WASHINGTON – The Obama administration has been quietly pushing to sell armed drones to key allies, but it has run into resistance from U.S. lawmakers concerned about the proliferation of technology and know-how.
The Pentagon wants more North Atlantic Treaty Organization members to have such pilotless aircraft to ease the burden on the U.S. in Afghanistan and in future conflicts like the alliance's air campaign in Libya this year.
Administration officials recently began informal consultations with lawmakers about prospective sales of armed drones and weapons systems to NATO members Italy and Turkey, while several U.S. allies in the Persian Gulf have been pressing Washington to authorize drone sales, officials said.
The Pentagon's proposed sales have set off a behind-the-scenes debate between the administration and some members of Congress over whether the U.S. should speed the spread of a technology that will allow other countries to carry out military strikes by remote control.
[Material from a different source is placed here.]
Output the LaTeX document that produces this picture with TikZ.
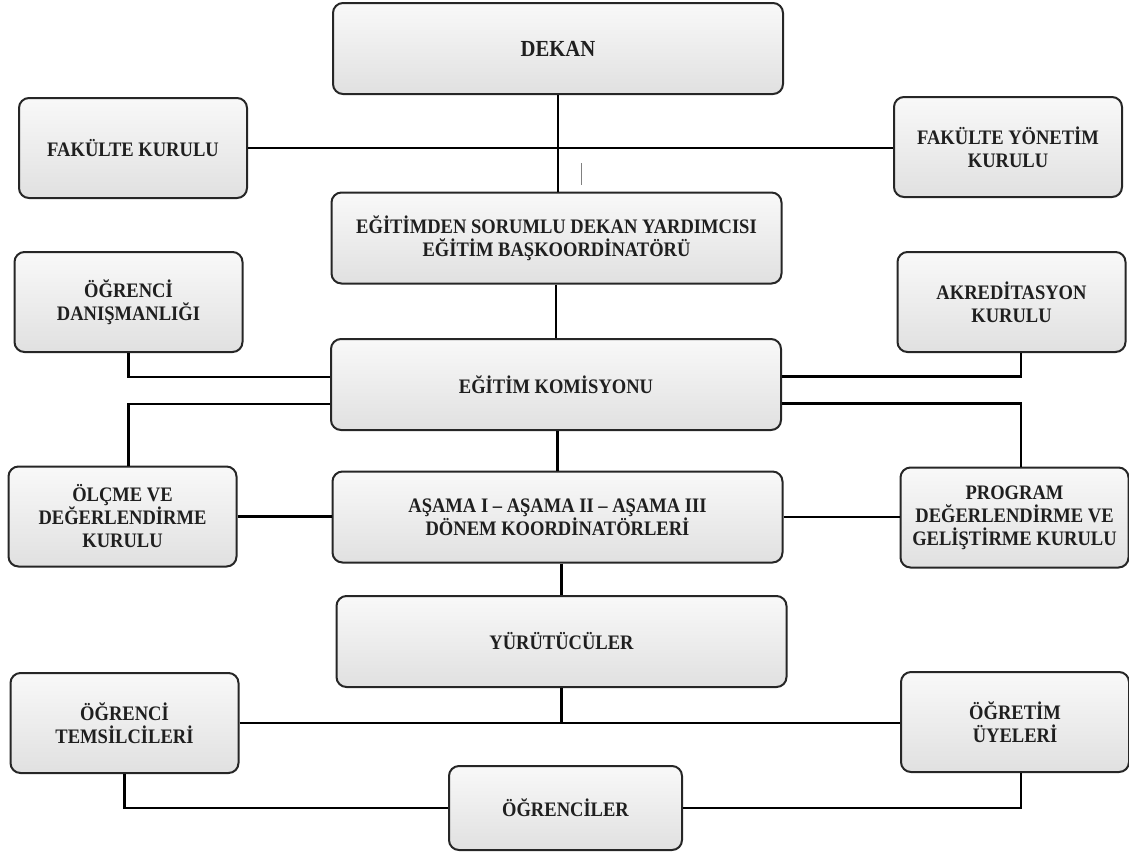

The growing debate comes at a time when human-rights groups are stepping up their campaign against the Obama administration's use of drones to kill suspected militants around the world.
So far, the U.S. has sold unarmed drones to several countries, including Italy, but has only allowed sales of armed drones to Britain, citing its relationship with the U.S. and large troop presence in Afghanistan.
Republican and Democratic committee leaders have been pressing the administration to spell out its policy on drone exports. Outside experts, meanwhile, have urged the White House to start thinking about the broader implications of sharing a technology that could transform how a growing number of countries wage war.
The administration is required by law to notify key congressional committees about prospective arms sales. Congress generally signs off quickly when deals involve NATO allies, but officials say the proposed transfer of armed drones, also known as unmanned aerial vehicles, or UAVs, faces added scrutiny.